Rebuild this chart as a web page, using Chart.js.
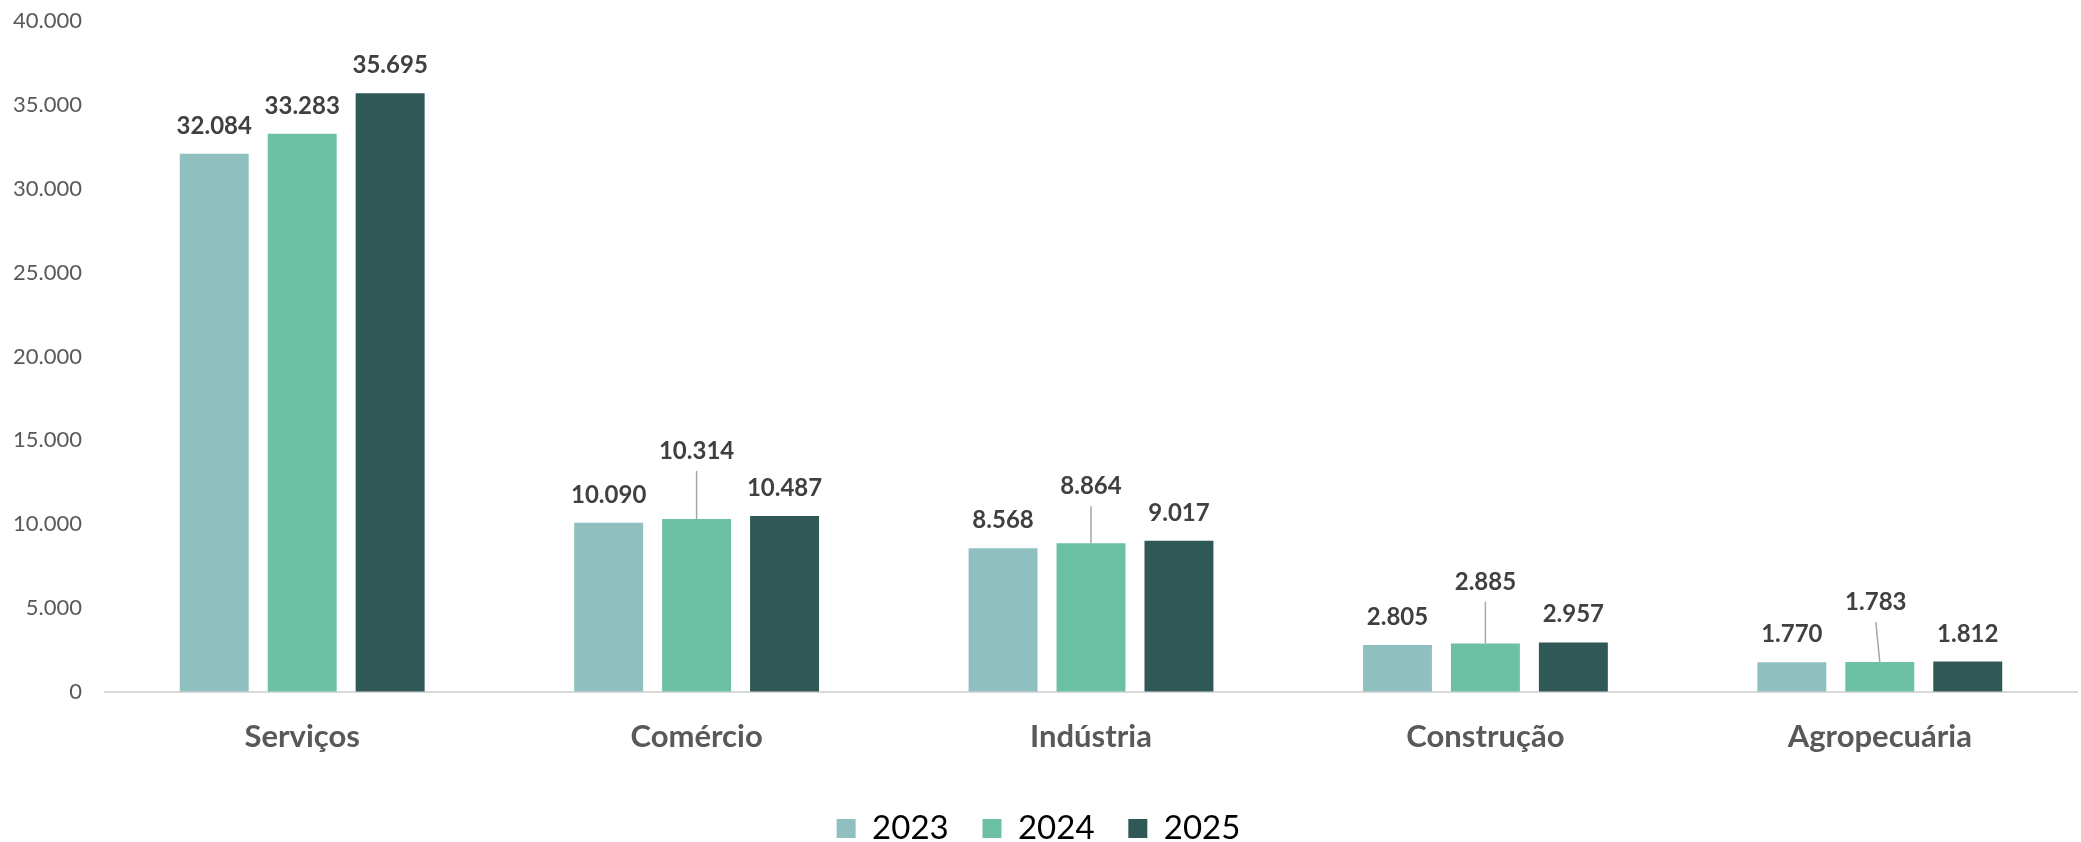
<!DOCTYPE html>
<html>
<head>
<meta charset="utf-8">
<script src="https://cdn.jsdelivr.net/npm/chart.js@4"></script>
<style>
  html, body { margin: 0; padding: 0; background: #fff; }
  #wrap { width: 2081px; height: 842px; }
</style>
</head>
<body>
<div id="wrap"><canvas id="chart" width="2081" height="842"></canvas></div>
<script>
const categories = ["Serviços", "Comércio", "Indústria", "Construção", "Agropecuária"];
const years = ["2023", "2024", "2025"];
const values2023 = [32084, 10090, 8568, 2805, 1770];
const values2024 = [33283, 10314, 8864, 2885, 1783];
const values2025 = [35695, 10487, 9017, 2957, 1812];
const yTicks = [0, 5000, 10000, 15000, 20000, 25000, 30000, 35000, 40000];

const colors = ["#8FC0BF", "#6CC1A5", "#2F5856"];

// labels lifted above the bar with a leader line (2024 only), px
const leaderLift = [null, [0, 60, 49, 54, 52], null];
const leaderShift = [null, [0, 0, 0, 0, -4], null];

const fmt = v => v.toLocaleString("pt-BR");

const valueLabels = {
  id: "valueLabels",
  afterDatasetsDraw(chart) {
    const ctx = chart.ctx;
    ctx.save();
    ctx.font = "bold 24px Lato";
    ctx.fillStyle = "#404040";
    ctx.textAlign = "center";
    ctx.textBaseline = "alphabetic";
    chart.data.datasets.forEach((ds, di) => {
      chart.getDatasetMeta(di).data.forEach((bar, i) => {
        const lift = leaderLift[di] && leaderLift[di][i] ? leaderLift[di][i] : 0;
        const shift = leaderShift[di] ? leaderShift[di][i] : 0;
        if (lift) {
          ctx.strokeStyle = "#A6A6A6";
          ctx.lineWidth = 1.5;
          ctx.beginPath();
          ctx.moveTo(bar.x + shift, bar.y - lift + 12);
          ctx.lineTo(bar.x, bar.y);
          ctx.stroke();
          ctx.fillText(fmt(ds.data[i]), bar.x + shift, bar.y - lift);
        } else {
          ctx.fillText(fmt(ds.data[i]), bar.x, bar.y - 20);
        }
      });
    });
    ctx.restore();
  }
};

new Chart(document.getElementById("chart"), {
  type: "bar",
  data: {
    labels: categories,
    datasets: [values2023, values2024, values2025].map((d, i) => ({
      label: years[i],
      data: d,
      backgroundColor: colors[i],
      borderWidth: 0,
      categoryPercentage: 0.669,
      barPercentage: 0.784
    }))
  },
  options: {
    responsive: false,
    animation: false,
    layout: { autoPadding: false, padding: { top: 21, right: 4, left: 0, bottom: -13 } },
    plugins: {
      tooltip: { enabled: false },
      legend: {
        position: "bottom",
        labels: {
          boxWidth: 19,
          boxHeight: 19,
          padding: 0,
          color: "#595959",
          font: { family: "Lato", size: 33 },
          generateLabels(chart) {
            const n = chart.data.datasets.length;
            return chart.data.datasets.map((ds, i) => ({
              text: i < n - 1 ? ds.label + "    " : ds.label,
              fillStyle: ds.backgroundColor,
              strokeStyle: ds.backgroundColor,
              lineWidth: 0,
              datasetIndex: i
            }));
          }
        }
      }
    },
    scales: {
      x: {
        grid: { display: false },
        border: { color: "#D9D9D9", width: 2 },
        ticks: {
          color: "#595959",
          font: { family: "Lato", size: 31, weight: "bold" },
          padding: 18
        },
        afterFit(s) { s.height = 120; }
      },
      y: {
        min: 0,
        max: 40000,
        afterBuildTicks(s) { s.ticks = yTicks.map(v => ({ value: v })); },
        grid: {
          display: true,
          drawOnChartArea: false,
          drawTicks: true,
          tickLength: 23,
          color: "rgba(0,0,0,0)"
        },
        border: { display: false },
        ticks: {
          color: "#595959",
          font: { family: "Lato", size: 22 },
          padding: 0,
          callback: v => fmt(v)
        },
        afterFit(s) { s.width = 105; }
      }
    }
  },
  plugins: [valueLabels]
});
</script>
</body>
</html>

## PROBLEM TO WORK ON
Leave out the pictures and restate everything else word for word.

## WORKED ANSWER
Rebuild this chart as a web page, using Chart.js.
<!DOCTYPE html>
<html>
<head>
<meta charset="utf-8">
<script src="https://cdn.jsdelivr.net/npm/chart.js@4"></script>
<style>
  html, body { margin: 0; padding: 0; background: #fff; }
  #wrap { width: 2081px; height: 842px; }
</style>
</head>
<body>
<div id="wrap"><canvas id="chart" width="2081" height="842"></canvas></div>
<script>
const categories = ["Serviços", "Comércio", "Indústria", "Construção", "Agropecuária"];
const years = ["2023", "2024", "2025"];
const values2023 = [32084, 10090, 8568, 2805, 1770];
const values2024 = [33283, 10314, 8864, 2885, 1783];
const values2025 = [35695, 10487, 9017, 2957, 1812];
const yTicks = [0, 5000, 10000, 15000, 20000, 25000, 30000, 35000, 40000];

const colors = ["#8FC0BF", "#6CC1A5", "#2F5856"];

// labels lifted above the bar with a leader line (2024 only), px
const leaderLift = [null, [0, 60, 49, 54, 52], null];
const leaderShift = [null, [0, 0, 0, 0, -4], null];

const fmt = v => v.toLocaleString("pt-BR");

const valueLabels = {
  id: "valueLabels",
  afterDatasetsDraw(chart) {
    const ctx = chart.ctx;
    ctx.save();
    ctx.font = "bold 24px Lato";
    ctx.fillStyle = "#404040";
    ctx.textAlign = "center";
    ctx.textBaseline = "alphabetic";
    chart.data.datasets.forEach((ds, di) => {
      chart.getDatasetMeta(di).data.forEach((bar, i) => {
        const lift = leaderLift[di] && leaderLift[di][i] ? leaderLift[di][i] : 0;
        const shift = leaderShift[di] ? leaderShift[di][i] : 0;
        if (lift) {
          ctx.strokeStyle = "#A6A6A6";
          ctx.lineWidth = 1.5;
          ctx.beginPath();
          ctx.moveTo(bar.x + shift, bar.y - lift + 12);
          ctx.lineTo(bar.x, bar.y);
          ctx.stroke();
          ctx.fillText(fmt(ds.data[i]), bar.x + shift, bar.y - lift);
        } else {
          ctx.fillText(fmt(ds.data[i]), bar.x, bar.y - 20);
        }
      });
    });
    ctx.restore();
  }
};

new Chart(document.getElementById("chart"), {
  type: "bar",
  data: {
    labels: categories,
    datasets: [values2023, values2024, values2025].map((d, i) => ({
      label: years[i],
      data: d,
      backgroundColor: colors[i],
      borderWidth: 0,
      categoryPercentage: 0.669,
      barPercentage: 0.784
    }))
  },
  options: {
    responsive: false,
    animation: false,
    layout: { autoPadding: false, padding: { top: 21, right: 4, left: 0, bottom: -13 } },
    plugins: {
      tooltip: { enabled: false },
      legend: {
        position: "bottom",
        labels: {
          boxWidth: 19,
          boxHeight: 19,
          padding: 0,
          color: "#595959",
          font: { family: "Lato", size: 33 },
          generateLabels(chart) {
            const n = chart.data.datasets.length;
            return chart.data.datasets.map((ds, i) => ({
              text: i < n - 1 ? ds.label + "    " : ds.label,
              fillStyle: ds.backgroundColor,
              strokeStyle: ds.backgroundColor,
              lineWidth: 0,
              datasetIndex: i
            }));
          }
        }
      }
    },
    scales: {
      x: {
        grid: { display: false },
        border: { color: "#D9D9D9", width: 2 },
        ticks: {
          color: "#595959",
          font: { family: "Lato", size: 31, weight: "bold" },
          padding: 18
        },
        afterFit(s) { s.height = 120; }
      },
      y: {
        min: 0,
        max: 40000,
        afterBuildTicks(s) { s.ticks = yTicks.map(v => ({ value: v })); },
        grid: {
          display: true,
          drawOnChartArea: false,
          drawTicks: true,
          tickLength: 23,
          color: "rgba(0,0,0,0)"
        },
        border: { display: false },
        ticks: {
          color: "#595959",
          font: { family: "Lato", size: 22 },
          padding: 0,
          callback: v => fmt(v)
        },
        afterFit(s) { s.width = 105; }
      }
    }
  },
  plugins: [valueLabels]
});
</script>
</body>
</html>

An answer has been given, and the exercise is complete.